Looking at the sepia-toned photo of “Tacoma’s Twenty-Seven” on the panel, I felt a flush of resentment that somehow their it was their faces staring smugly back at me 136 years later, while the people they harmed were portrayed by anonymous bas-relief silhouettes carved in stone. I turned to the next panel, titled “Reconciliation” – and here Gary Locke (who was the U.S.’s first Chinese American governor) addressed this sad irony: “Unfortunately, we know more about the people who drove the Chinese out of Tacoma than we know about the Chinese themselves. So we can only imagine what those 200 Chinese people felt as they boarded the train, or what 500 other Chinese residents felt in the days before the expulsion, as they fled. And saddest of all, we can only imagine how this city might be different if the descendants of those Chinese were part of this community. Our imagination may be an imperfect substitute for a real historical record. But the ability to imagine the pain, the fear, and the anguish that those Chinese felt is truly an important step on the road to reconciliation.”
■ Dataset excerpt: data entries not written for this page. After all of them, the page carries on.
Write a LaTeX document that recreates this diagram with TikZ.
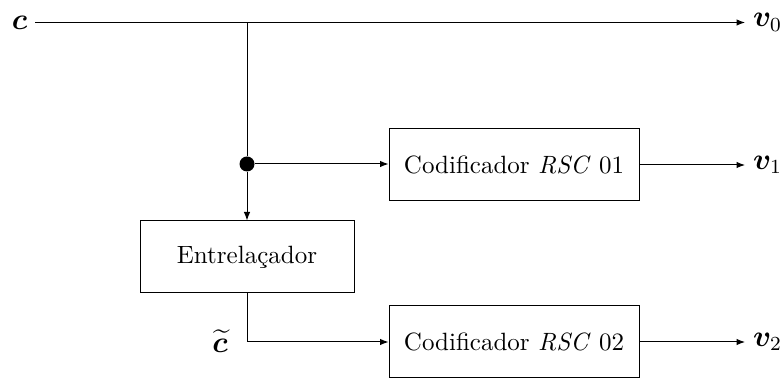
\documentclass[tikz,border=0pt]{standalone}
\usepackage{amsmath,amssymb,bm}
\usetikzlibrary{arrows.meta}
\begin{document}
\begin{tikzpicture}[x=0.4pt,y=-0.4pt,
  blk/.style={draw,minimum height=28.8pt,inner sep=0pt},
  conn/.style={-{Latex[length=3.4pt,width=2.6pt]}},
  lbl/.style={inner sep=3pt,font=\large}]
\useasboundingbox (0,0) rectangle (780,378);
\node[lbl] (c) at (19.5,23) {$\boldsymbol{c}$};
\node[lbl,anchor=west] (v0) at (745,22.5) {$\boldsymbol{v}_0$};
\coordinate (j0) at (247,22.5);
\node[circle,fill=black,inner sep=0pt,minimum size=6pt] (dot) at (247,164) {};
\node[blk,minimum width=100pt] (enc1) at (514,165) {Codificador \textit{RSC} 01};
\node[blk,minimum width=85.6pt] (ent) at (247,257) {Entrela\c{c}ador};
\node[blk,minimum width=100pt] (enc2) at (514,342) {Codificador \textit{RSC} 02};
\node[lbl,anchor=west] (v1) at (745,165) {$\boldsymbol{v}_1$};
\node[lbl,anchor=west] (v2) at (745,342) {$\boldsymbol{v}_2$};
\node[lbl] (ct) at (220,341) {$\widetilde{\boldsymbol{c}}$};
\coordinate (j2) at (247,342);
\draw[conn] (c.east |- j0) -- (v0.west);
\draw (j0) -- (dot);
\draw[conn] (dot) -- (ent.north);
\draw[conn] (dot) -- (dot -| enc1.west);
\draw[conn] (enc1.east) -- (v1.west);
\draw (ent.south) -- (j2);
\draw[conn] (j2) -- (enc2.west);
\draw[conn] (enc2.east) -- (v2.west);
\end{tikzpicture}
\end{document}
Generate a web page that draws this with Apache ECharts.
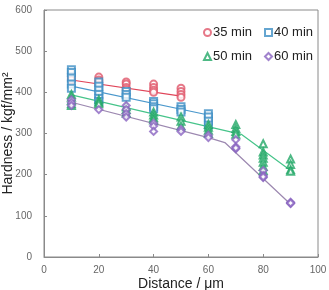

We don’t have to imagine the anguish Xiao Zhen Xie felt when she was punched in the face on a Chinatown sidewalk – we have cell phone video of her wailing in traumatized rage, jabbing her stick at the attacker with one hand while holding an ice-pack to her face with the other. “This bum, he hit me,” she says, in Chinese. “He bullied me, he bullied me, jerk. He bullies old people so I gave him a punch.” I don’t know where we are on the road to reconciliation these days. Sometimes it feels like all the twists and turns have taken us right back to that rainy November night at the Tacoma train station in 1885. I am heartened by the stories of courageous Asian Americans in every generation who have stood up and fought back in whatever way they could. And by the occasional white citizens, however flawed, who have supported them in their darkest hours. I sometimes imagine how our country might be different if more of us had mustered up that spirit over the last 400 years.
Or – hell – if we all did, right now.
Well, why not? That “Future Reconciliation Pavilion” isn’t gonna build itself.